You don’t survive a third chance. Villarreal’s stadium is known as El Ceramica, in reference to the industry that drives the local economy. As he charged at skittish defenders closing them down in possession, Haaland was almost literally a bull in a china shop.
It was a night when it was hard to avoid the unequal parcelling of things. While City were beating La Liga’s third place team with ease, Arsenal thumped another Spanish giant, Atletico Madrid, even more impressively.

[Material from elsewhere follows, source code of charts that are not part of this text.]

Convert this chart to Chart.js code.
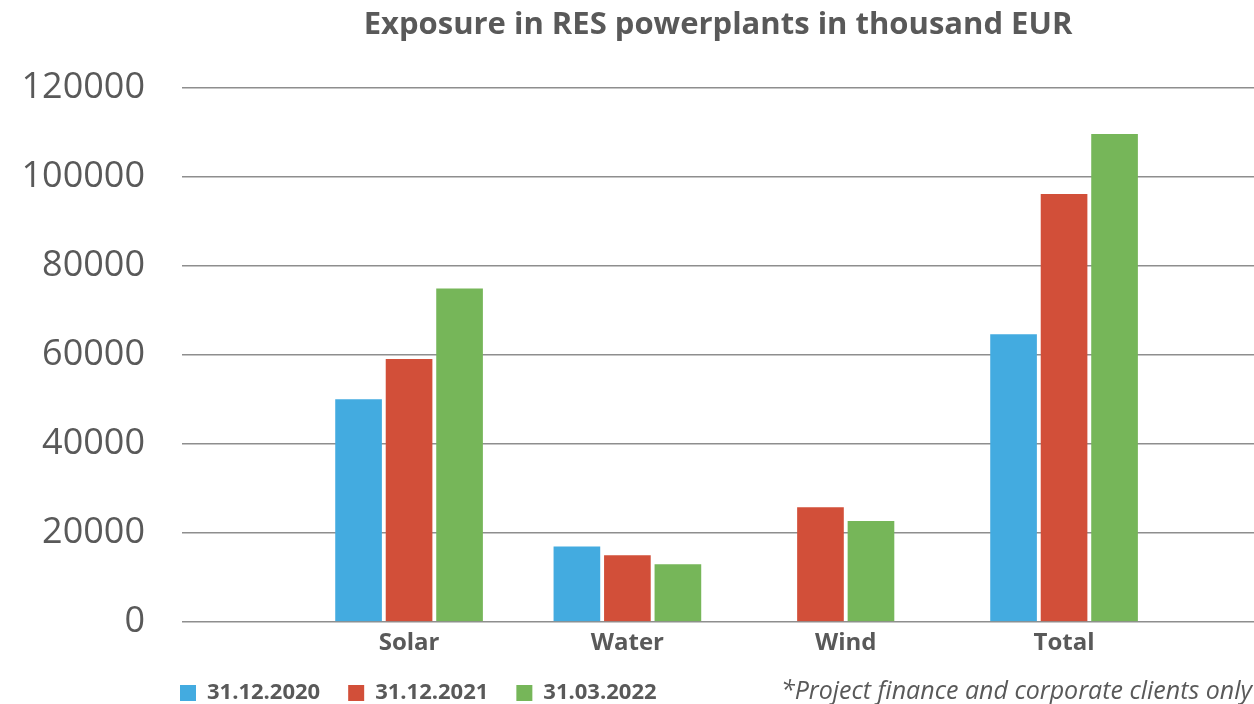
<!DOCTYPE html>
<html>
<head>
<meta charset="utf-8">
<script src="https://cdn.jsdelivr.net/npm/chart.js@4/dist/chart.umd.min.js"></script>
<style>
  body { margin: 0; background: #fff; }
  #wrap { width: 1254px; height: 704px; }
</style>
</head>
<body>
<div id="wrap"><canvas id="resChart" width="1254" height="704"></canvas></div>
<script>
// Chart data
const categories = ['Solar', 'Water', 'Wind', 'Total'];
const seriesNames = ['31.12.2020', '31.12.2021', '31.03.2022'];
const values2020 = [50100, 17000, null, 64700];
const values2021 = [59100, 15000, 25800, 96200];
const values2022 = [75000, 13000, 22700, 109700];
const yTicks = [0, 20000, 40000, 60000, 80000, 100000, 120000];

const colors = ['#43abe0', '#d24f39', '#76b659'];
const textColor = '#595959';
const footnote = '*Project finance and corporate clients only';
const yFont = { family: 'Open Sans', size: 36 };

function toPoints(vals) {
    return vals.map((v, i) => ({ x: i, y: v }));
}

// y labels are mirrored (so they are not clipped by the narrow axis box),
// so the padding has to pull them back left of the plot by their own width
const measure = document.createElement('canvas').getContext('2d');
measure.font = yFont.size + 'px ' + yFont.family;
const widestTick = Math.max(...yTicks.map(v => measure.measureText(String(v)).width));

// footnote on the legend line, right side
const footnotePlugin = {
    id: 'footnote',
    afterDraw(chart) {
        const ctx = chart.ctx;
        ctx.save();
        ctx.font = 'italic 25px "Open Sans"';
        ctx.fillStyle = textColor;
        ctx.textAlign = 'right';
        ctx.textBaseline = 'middle';
        ctx.fillText(footnote, chart.width - 2, 692);
        ctx.restore();
    }
};

const allSeries = [values2020, values2021, values2022];

new Chart(document.getElementById('resChart').getContext('2d'), {
    type: 'bar',
    data: {
        datasets: allSeries.map((vals, i) => ({
            label: seriesNames[i],
            data: toPoints(vals),
            backgroundColor: colors[i],
            borderColor: 'rgba(0,0,0,0)',
            borderWidth: { left: 2.25, right: 2.25, top: 0, bottom: 0 },
            barThickness: 50.5,
            skipNull: true
        }))
    },
    options: {
        responsive: false,
        animation: false,
        layout: { padding: { left: 152, right: 0, top: 0, bottom: 0 } },
        scales: {
            x: {
                type: 'linear',
                offset: false,
                min: -1.04,
                max: 3.87,
                afterBuildTicks: s => { s.ticks = categories.map((c, i) => ({ value: i })); },
                afterFit: s => { s.height = 32; },
                ticks: {
                    autoSkip: false,
                    maxRotation: 0,
                    padding: 9,
                    color: textColor,
                    font: { family: 'Open Sans', size: 24, weight: 'bold', lineHeight: 1 },
                    callback: v => categories[v]
                },
                grid: { display: false, drawTicks: false },
                border: { display: false }
            },
            y: {
                min: 0,
                max: 120000,
                afterBuildTicks: s => { s.ticks = yTicks.map(v => ({ value: v })); },
                afterFit: s => { s.width = 30; },
                ticks: {
                    mirror: true,
                    crossAlign: 'far',
                    padding: -(37 + widestTick),
                    color: textColor,
                    font: yFont,
                    callback: v => String(v)
                },
                grid: { color: '#8e8e8e', lineWidth: 1.5, drawTicks: false },
                border: { display: false }
            }
        },
        plugins: {
            title: {
                display: true,
                text: 'Exposure in RES powerplants in thousand EUR',
                color: textColor,
                fullSize: false,
                font: { family: 'Open Sans', size: 31, weight: 'bold' },
                padding: { top: 7, bottom: 44 }
            },
            legend: {
                position: 'bottom',
                align: 'start',
                maxHeight: 50,
                labels: {
                    boxWidth: 16,
                    boxHeight: 16,
                    padding: 28,
                    color: textColor,
                    font: { family: 'Open Sans', size: 22, weight: 'bold' }
                }
            },
            tooltip: { enabled: false }
        }
    },
    plugins: [footnotePlugin]
});
</script>
</body>
</html>
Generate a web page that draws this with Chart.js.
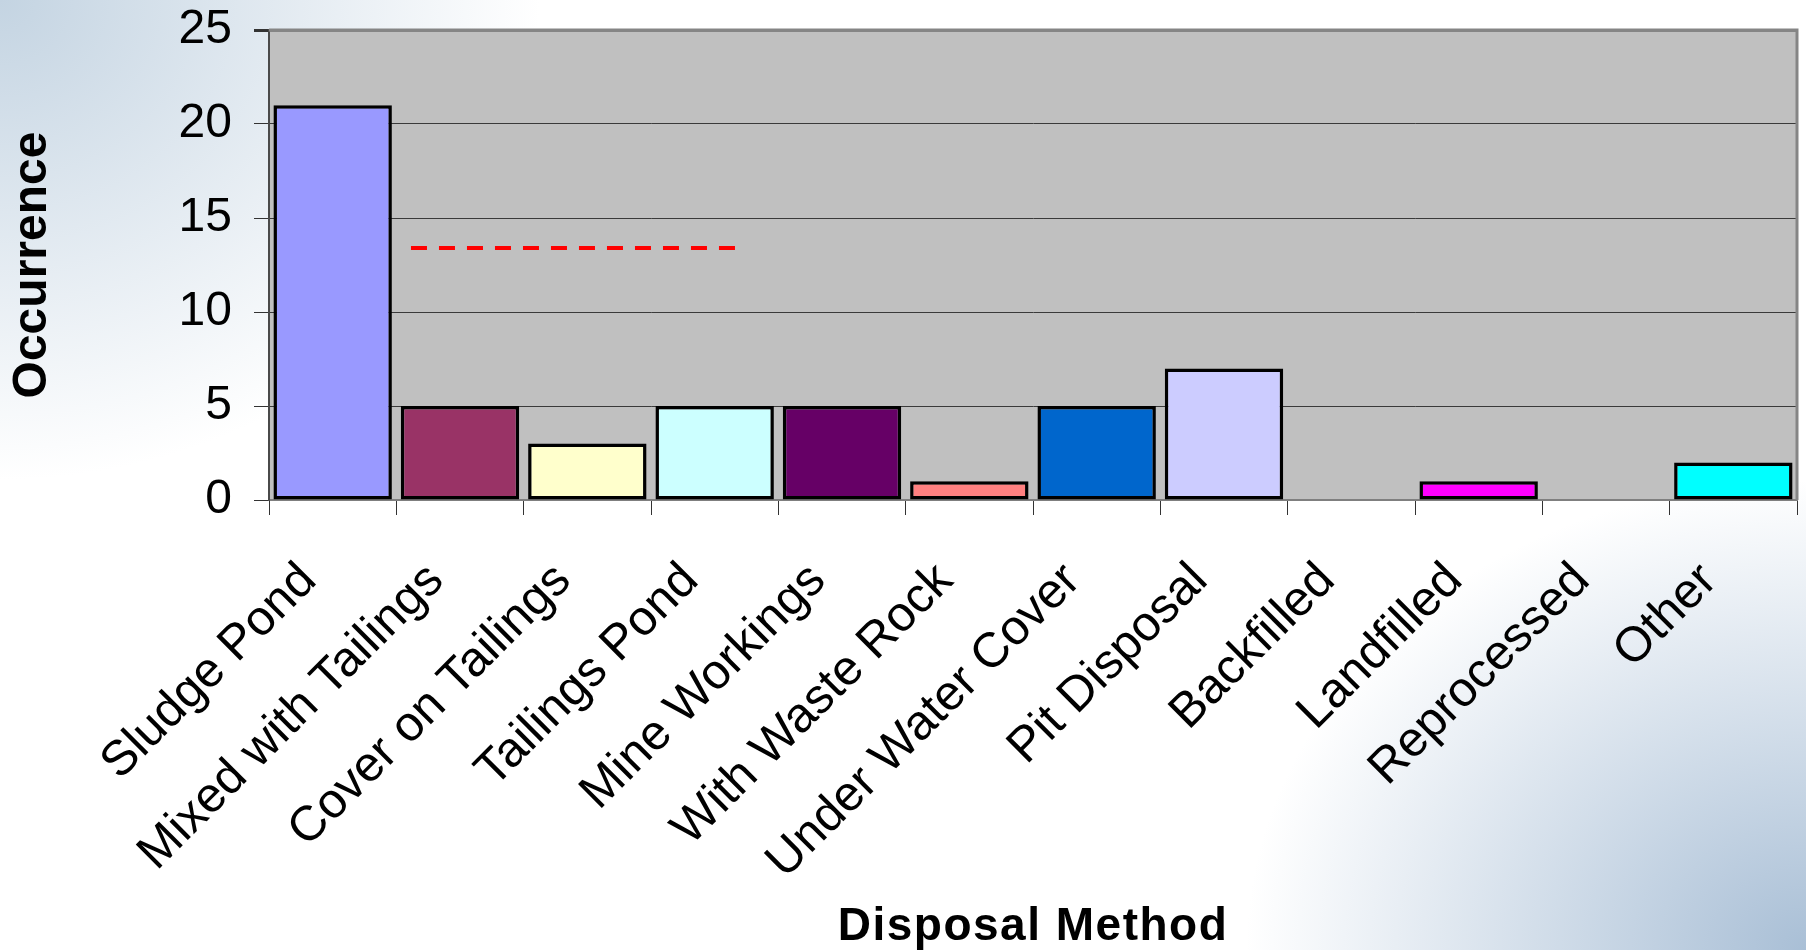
<!DOCTYPE html>
<html>
<head>
<meta charset="utf-8">
<title>Disposal Method</title>
<script src="https://cdn.jsdelivr.net/npm/chart.js@4.4.1/dist/chart.umd.min.js"></script>
<style>
  html, body { margin: 0; padding: 0; }
  body {
    width: 1806px; height: 950px; overflow: hidden;
    background:
      radial-gradient(ellipse 560px 470px at 100% 100%, #a9bfd6 0%, rgba(255,255,255,0) 100%),
      radial-gradient(ellipse 540px 480px at 0 0, #c4d4e2 0%, rgba(255,255,255,0) 100%),
      #ffffff;
  }
  #chart { position: absolute; left: 0; top: 0; }
</style>
</head>
<body>
<canvas id="chart" width="1806" height="950"></canvas>
<script>
// Disposal methods and how often each one occurs
const categories = [
  'Sludge Pond', 'Mixed with Tailings', 'Cover on Tailings', 'Tailings Pond',
  'Mine Workings', 'With Waste Rock', 'Under Water Cover', 'Pit Disposal',
  'Backfilled', 'Landfilled', 'Reprocessed', 'Other'
];
const occurrences = [21, 5, 3, 5, 5, 1, 5, 7, 0, 1, 0, 2];
const barColors = [
  '#9999FF', '#993366', '#FFFFCC', '#CCFFFF',
  '#660066', '#FF8080', '#0066CC', '#CCCCFF',
  '#000080', '#FF00FF', '#FFFF00', '#00FFFF'
];
const yTickValues = [0, 5, 10, 15, 20, 25];

// Dashed reference level: x as positions on the category axis (index units), y in occurrences
const refLineX = [0.615, 3.165];
const refLineY = [13.4, 13.4];

const FONT = "'Liberation Sans', Arial, Helvetica, sans-serif";

// Grey plot area and its grey frame
const plotFrame = {
  id: 'plotFrame',
  beforeDraw(chart) {
    const { ctx, chartArea: a } = chart;
    ctx.save();
    ctx.fillStyle = '#C0C0C0';
    ctx.fillRect(a.left, a.top, a.right - a.left, a.bottom - a.top);
    ctx.restore();
  },
  beforeDatasetsDraw(chart) {
    const { ctx, chartArea: a } = chart;
    ctx.save();
    ctx.strokeStyle = '#858585';
    ctx.lineWidth = 3;
    ctx.beginPath();
    ctx.moveTo(a.left, a.top);
    ctx.lineTo(a.right, a.top);
    ctx.lineTo(a.right, a.bottom);
    ctx.stroke();
    ctx.restore();
  }
};

// Red dashed level, placed through the chart's own x and y scales
const refLine = {
  id: 'refLine',
  afterDatasetsDraw(chart) {
    const { ctx } = chart;
    const xs = chart.scales.x, ys = chart.scales.y;
    ctx.save();
    ctx.strokeStyle = '#FF0000';
    ctx.lineWidth = 4;
    ctx.lineCap = 'butt';
    ctx.setLineDash([16, 12]);
    ctx.beginPath();
    refLineX.forEach((v, i) => {
      const px = xs.getPixelForValue(v);
      const py = ys.getPixelForValue(refLineY[i]);
      if (i === 0) ctx.moveTo(px, py); else ctx.lineTo(px, py);
    });
    ctx.stroke();
    ctx.restore();
  }
};

// Slightly spaced lettering for the x-axis title
const spacedTitle = {
  id: 'spacedTitle',
  afterLayout(chart) {
    const sx = chart.scales.x;
    if (sx._spacedTitle) return;
    const orig = sx.drawTitle;
    sx.drawTitle = function (...args) {
      const ctx = this.ctx;
      ctx.save();
      ctx.letterSpacing = '1.5px';
      orig.apply(this, args);
      ctx.restore();
    };
    sx._spacedTitle = true;
  }
};

// Scales keep a fixed size, without extra room for overhanging labels
function noOverhang(scale) {
  scale.paddingTop = 0;
  scale.paddingBottom = 0;
  scale.paddingLeft = 0;
  scale.paddingRight = 0;
}

new Chart(document.getElementById('chart'), {
  type: 'bar',
  data: {
    labels: categories,
    datasets: [
      {
        data: occurrences,
        backgroundColor: barColors,
        borderColor: '#000000',
        borderWidth: 3.5,
        borderSkipped: false,
        categoryPercentage: 1.0,
        barPercentage: 0.93
      }
    ]
  },
  options: {
    responsive: false,
    animation: false,
    layout: { padding: { top: 30, right: 9, bottom: 0, left: 0 } },
    plugins: {
      legend: { display: false },
      tooltip: { enabled: false }
    },
    scales: {
      x: {
        type: 'category',
        position: 'bottom',
        offset: true,
        afterFit(scale) { scale.height = 450; noOverhang(scale); },
        grid: {
          display: true,
          drawOnChartArea: false,
          offset: true,
          tickLength: 15,
          color: '#333333',
          lineWidth: 1
        },
        border: { display: true, color: '#7f7f7f', width: 2 },
        ticks: {
          autoSkip: false,
          minRotation: 45,
          maxRotation: 45,
          labelOffset: -24,
          padding: 37,
          color: '#000000',
          font: { family: FONT, size: 49 }
        },
        title: {
          display: true,
          text: 'Disposal Method',
          color: '#000000',
          font: { family: FONT, size: 46, weight: 'bold', lineHeight: 1.0 },
          padding: { top: 0, bottom: 0 }
        }
      },
      y: {
        type: 'linear',
        min: 0,
        max: 25,
        afterFit(scale) { scale.width = 269; noOverhang(scale); },
        afterBuildTicks(scale) { scale.ticks = yTickValues.map(v => ({ value: v })); },
        grid: {
          color: (c) => (c.tick && c.tick.value === 25 ? '#858585' : '#3a3a3a'),
          lineWidth: (c) => (c.tick && c.tick.value === 25 ? 3 : 1),
          tickColor: '#333333',
          tickLength: 15
        },
        border: { display: true, color: '#4a4a4a', width: 2 },
        ticks: {
          padding: 22,
          color: '#000000',
          font: { family: FONT, size: 48 }
        },
        title: {
          display: true,
          text: 'Occurrence',
          color: '#000000',
          font: { family: FONT, size: 48, weight: 'bold' },
          padding: { top: 4, bottom: 0 }
        }
      }
    }
  },
  plugins: [plotFrame, refLine, spacedTitle]
});
</script>
</body>
</html>
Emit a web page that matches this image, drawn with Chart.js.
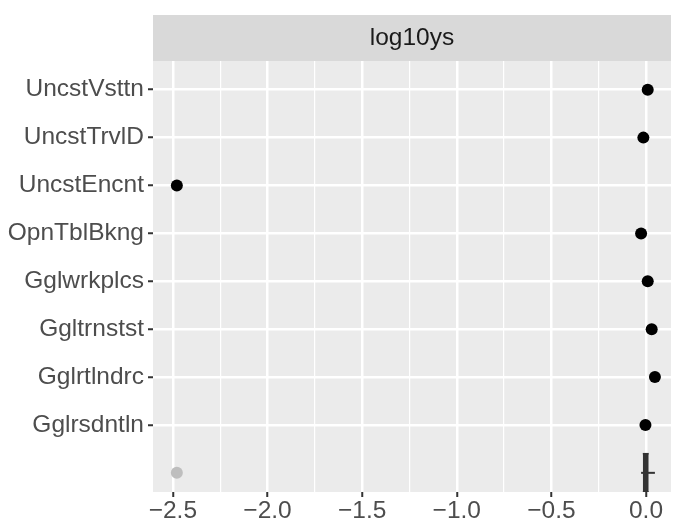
<!DOCTYPE html>
<html>
<head>
<meta charset="utf-8">
<script src="https://cdn.jsdelivr.net/npm/chart.js@4/dist/chart.umd.min.js"></script>
<style>
  html, body { margin: 0; padding: 0; background: #fff; }
  #wrap { width: 677px; height: 530px; }
</style>
</head>
<body>
<div id="wrap"><canvas id="chart"></canvas></div>
<script>
// categories top to bottom, and their log10 values
const categories = ['UncstVsttn', 'UncstTrvlD', 'UncstEncnt', 'OpnTblBkng', 'Gglwrkplcs', 'Ggltrnstst', 'Gglrtlndrc', 'Gglrsdntln'];
const values = [0.009, -0.014, -2.479, -0.026, 0.009, 0.030, 0.047, -0.003];
const xTicks = [-2.5, -2.25, -2.0, -1.75, -1.5, -1.25, -1.0, -0.75, -0.5, -0.25, 0.0];
const stripLabel = 'log10ys';

const FONT = 'Liberation Sans, Arial, sans-serif';
const FS = 24.5;

// y position of each category (top one highest), boxplot sits at 0
const yPos = categories.map((c, i) => categories.length - i);

// boxplot stats (type 7 quantiles, 1.5 IQR whiskers)
const quantile = (arr, p) => {
  const s = [...arr].sort((a, b) => a - b);
  const h = (s.length - 1) * p;
  const lo = Math.floor(h);
  return s[lo] + (h - lo) * ((s[lo + 1] ?? s[lo]) - s[lo]);
};
const q1 = quantile(values, 0.25);
const q3 = quantile(values, 0.75);
const med = quantile(values, 0.5);
const iqr = q3 - q1;
const inside = values.filter(v => v >= q1 - 1.5 * iqr && v <= q3 + 1.5 * iqr);
const wLo = Math.min(...inside);
const wHi = Math.max(...inside);
const outliers = values.filter(v => v < q1 - 1.5 * iqr || v > q3 + 1.5 * iqr);

const isMajor = v => Math.abs(v * 2 - Math.round(v * 2)) < 1e-6;
const fmt = v => (v < 0 ? '\u2212' : '') + Math.abs(v).toFixed(1);

const panelPlugin = {
  id: 'panel',
  beforeDraw(chart) {
    const { ctx, chartArea: a } = chart;
    ctx.save();
    ctx.fillStyle = '#EBEBEB';
    ctx.fillRect(a.left, a.top, a.right - a.left, a.bottom - a.top);
    // facet strip
    ctx.fillStyle = '#D9D9D9';
    ctx.fillRect(a.left, a.top - 46, a.right - a.left, 46);
    ctx.fillStyle = '#1A1A1A';
    ctx.font = `${FS}px ${FONT}`;
    ctx.textAlign = 'center';
    ctx.textBaseline = 'middle';
    ctx.fillText(stripLabel, (a.left + a.right) / 2, a.top - 23);
    ctx.restore();
  }
};

new Chart(document.getElementById('chart'), {
  type: 'scatter',
  data: {
    datasets: [
      {
        label: 'values',
        data: values.map((v, i) => ({ x: v, y: yPos[i] })),
        backgroundColor: '#000',
        borderWidth: 0,
        pointRadius: 6,
        order: 1
      },
      {
        label: 'boxTop',
        type: 'line',
        data: [{ x: q1, y: 0.4 }, { x: q3, y: 0.4 }],
        borderColor: '#333333',
        borderWidth: 1.5,
        backgroundColor: '#333333',
        pointRadius: 0,
        fill: '+1',
        order: 3
      },
      {
        label: 'boxBottom',
        type: 'line',
        data: [{ x: q1, y: -0.4 }, { x: q3, y: -0.4 }],
        borderColor: '#333333',
        borderWidth: 1.5,
        pointRadius: 0,
        fill: false,
        order: 3
      },
      {
        label: 'whisker',
        type: 'line',
        data: [{ x: wLo, y: 0 }, { x: wHi, y: 0 }],
        borderColor: '#333333',
        borderWidth: 2,
        pointRadius: 0,
        fill: false,
        order: 4
      },
      {
        label: 'median',
        type: 'line',
        data: [{ x: med, y: -0.4 }, { x: med, y: 0.4 }],
        borderColor: '#333333',
        borderWidth: 2,
        pointRadius: 0,
        fill: false,
        order: 2
      },
      {
        label: 'outliers',
        data: outliers.map(v => ({ x: v, y: 0 })),
        backgroundColor: '#BEBEBE',
        borderWidth: 0,
        pointRadius: 6,
        order: 1
      }
    ]
  },
  options: {
    responsive: true,
    maintainAspectRatio: false,
    animation: false,
    events: [],
    layout: { padding: { top: 61, right: 5, left: 0, bottom: 0 } },
    plugins: { legend: { display: false }, tooltip: { enabled: false } },
    scales: {
      x: {
        type: 'linear',
        min: -2.605,
        max: 0.132,
        afterBuildTicks: axis => { axis.ticks = xTicks.map(v => ({ value: v })); },
        afterFit: axis => { axis.height = 38; },
        border: { display: false },
        grid: {
          color: '#FFFFFF',
          lineWidth: c => (isMajor(c.tick.value) ? 2.5 : 1.2),
          tickLength: 5,
          tickWidth: 2,
          tickColor: c => (isMajor(c.tick.value) ? '#333333' : 'rgba(0,0,0,0)')
        },
        ticks: {
          autoSkip: false,
          maxRotation: 0,
          padding: 0,
          color: '#4D4D4D',
          font: { family: FONT, size: FS },
          callback: v => (isMajor(v) ? fmt(v) : '')
        }
      },
      y: {
        type: 'linear',
        min: -0.4,
        max: 8.6,
        afterBuildTicks: axis => { axis.ticks = yPos.map(v => ({ value: v })); },
        afterFit: axis => { axis.width = 153; },
        border: { display: false },
        grid: {
          color: '#FFFFFF',
          lineWidth: 2.5,
          tickLength: 5,
          tickWidth: 2,
          tickColor: '#333333'
        },
        ticks: {
          autoSkip: false,
          padding: 4,
          color: '#4D4D4D',
          font: { family: FONT, size: FS },
          callback: v => categories[categories.length - v] ?? ''
        }
      }
    }
  },
  plugins: [panelPlugin]
});
</script>
</body>
</html>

Up at St James’s Park Newcastle United dispatched Benfica 3-0. Nine goals scored by the Premier League teams against European football institutions of various levels of historical grandeur, and none conceded.

This is the way of things, of course, and why Haaland chose in 2022 to bring his talents to Manchester City, club of Shaun Goater and Niall Quinn and his dad. Circumstances (by which I mean oil) had made them the richest and most powerful club in the richest and most powerful league, and it didn’t hurt that Alf Inge used to play for them either.
By the end of his first season, he’d helped them to finally win the Champions League after Pep Guardiola had spent the best part of a decade blowing a gasket in the competition’s latter stages. All those years trying to pick the lock, when all he needed was a battering ram.
Haaland’s arrival was a fundamental change in the City ecosystem. There was lots of talk about how, yes, he was a gushing wellspring of goals that you just needed to position a bucket under, but that he had disturbed the carefully calibrated springs and cogs of Guardiola’s design.
While you had this great Norse elk rutting about in the penalty box waiting to score goals, the argument went, you were missing the delicate brush strokes that made City what they were – which, at their peak, and appropriately for the property of a dictatorship, was a totalitarian football concept, full state control of the football pitch, with Raheem Sterling tapping in at the back post.
Of course, Guardiola figured it out and City went and won the treble. But arguably they have never been quite as chloroform-tastic as they were pre-Haaland and certainly not since the onset of injury problems for Rodri, their giant, all-seeing midfield sentry post.
Recent weeks have suggested a return to some sort of full-service City, with several Premier League teams turning up to the Etihad to be clubbed aside. Meanwhile the Villarreal victory, aside from another notch on the Haaland bedpost, featured the sort of genius Guardiola tactical twiddling that people too quickly forget on the nights when things are going wrong and he’s scratching his skin off.
But none of that is the story with City right now. Even flicking through the reports of a night like Tuesday, with his very mortal single goal tally, the story is Haaland. With no disrespect to City and their achievements in that time, he has been by far the most interesting thing about them – unresolved court cases notwithstanding – since he walked in the door.
It might sound ludicrous to suggest given that he has a contract with the club that runs up to 2034 and is clearly assuming more of a leadership role in the team, but there is the sense that Haaland is outgrowing City. This is not unexpected, given that he was signed with at least half an eye on being the sort of ‘franchise’ player that the club had hitherto lacked.
As he surges through the goalscoring records, as he gets stronger and better and greedier, Haaland seems more and more incongruous in his surroundings. Some of it comes back to that unequal parcelling thing. For all they have achieved in the modern era, City still leave many people cold – there is the sense for some that their success is unearned given the riches their owners possess. Even their manager’s famous style of play, the way it eschews ‘you have a go, we have a go’, seems, in a childish way, unfair.
Haaland does not leave you cold. His physicality is invigorating at a time when humanity is desk bound and lived experienced is hunched over a screen. He moves like a beast – galloping, rampaging, leaping, devouring. Even in moments of repose he seems to growl and stalk in a state of hungry readiness. He is a man who has staked out his own territory. He wears sky blue football kit, but really it should be a loincloth.
Maybe this is why they keep him to 12 touches – any more would be obscene. It's no slight on City to say he is one of those exceptions to that thing about no man being bigger than the club. The same happened with Cristiano Ronaldo, who outgrew Manchester United and Real Madrid and eventually grew so big that he could only be housed in a golden desert palace, occasionally loaned for display in the Portuguese national team.
Haaland is going the same way. It’s not fair, but some people are just made that way.